The nonpartisan No Labels group that was launched Monday in New York with Bloomberg on stage and hundreds of like-minded centrists in the audience could provide the organization. But the founders, mostly powerful Washington insiders, made sure to insist it is not a sleeper cell for a Bloomberg candidacy. They said they hoped to attract 1 million members by next year to act as sort of hall monitors to stop partisan bickering and push moderate politicians like, yes, Bloomberg.
Then came the announcement Thursday that Bloomberg's global financial media company was starting an opinion section. "Bloomberg is keeping himself in the field in case lightning strikes and he decides to run," said a friend who spoke on the condition of anonymity to avoid angering the mayor.
"Mike and his people don't like anyone to talk about this stuff publicly, but this is exactly how he played the game four years ago," the friend added.

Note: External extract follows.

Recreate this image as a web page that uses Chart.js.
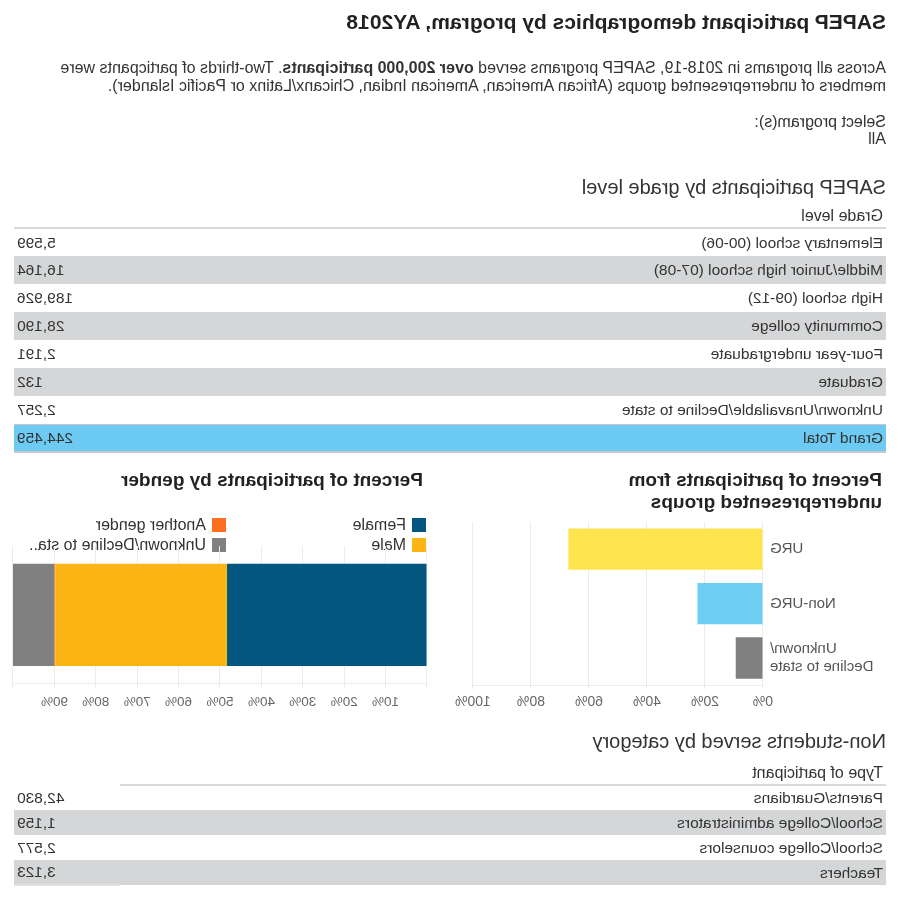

During the last presidential cycle, Bloomberg was similarly flirtatious in public while his aides privately studied his viability as a candidate. He gave speeches, went on talk shows, kept up the denials, but ultimately decided the conditions weren't right. Or as he joked, when asked in spring 2007 whether he was running: "A short, Jewish billionaire from New York? C'mon."
For conditions to ripen for any outsider to make headway in 2012, President Obama would still have to be politically hobbled and the economy still stalled, said Don Baer, a former advisor to President Clinton. "In that case, there would be a lot of people looking around for new solutions, new people — and the conditions for an independent third force running and winning would be greater than in any in our lifetimes."
In the past, third-party candidates have mostly been spoilers. In 1992, Ross Perot, a wealthy, eccentric Texan with no experience in governing, received a historic 19% of the vote that might otherwise have helped George H.W. Bush get reelected, but instead vaulted Clinton into power.
Baer, now a Washington public relations executive, speculated that Bloomberg wouldn't want to be a spoiler for Obama, though the mayor would appeal to those who want a leader who can just "get the job done."
"There may be others out there like that," Baer said, "but it's hard to imagine someone else with the same profile and platform and record."
Bloomberg was elected to a third mayoral term last year, but the vote margin was narrow and turnout low.
In his second term, he began focusing on national problems. He launched a coalition of mayors and business leaders to overhaul immigration policy; he stormed Washington with Govs. Arnold Schwarzenegger (R-Calif.) and Ed Rendell (D-Pa.) to raise awareness about the country's crumbling infrastructure. He led a national effort to improve public health.
It is not unprecedented for New York mayors to weigh in on national issues and aspire to the White House. The joke around City Hall during former Mayor Ed Koch's era was that he even had his own foreign policy.
Joyce Purnick, a journalist who wrote the biography "Mike Bloomberg: Money, Power, Politics," said she suspected he was expanding his national profile less out of a profound desire to be president than because he was "close to panicking" about what he'll do when his term expires.
"He will be 70 in 2012 and he's fearing the loss of relevance," she said. "The mayor of New York is an international celebrity and has a platform.... Who will he be when that's gone?"
Just another New Yorker worth at last estimate $20 billion?
Purnick described Bloomberg as a restive personality who always looked around for the next challenge and absolutely believes he's qualified to be president. "Will he run? I suspect he will not," Purnick said. "As he did when he ran for mayor in 2001, he would only run if he saw a path to victory, and the chances of a third-party candidate being any more than a spoiler are slim."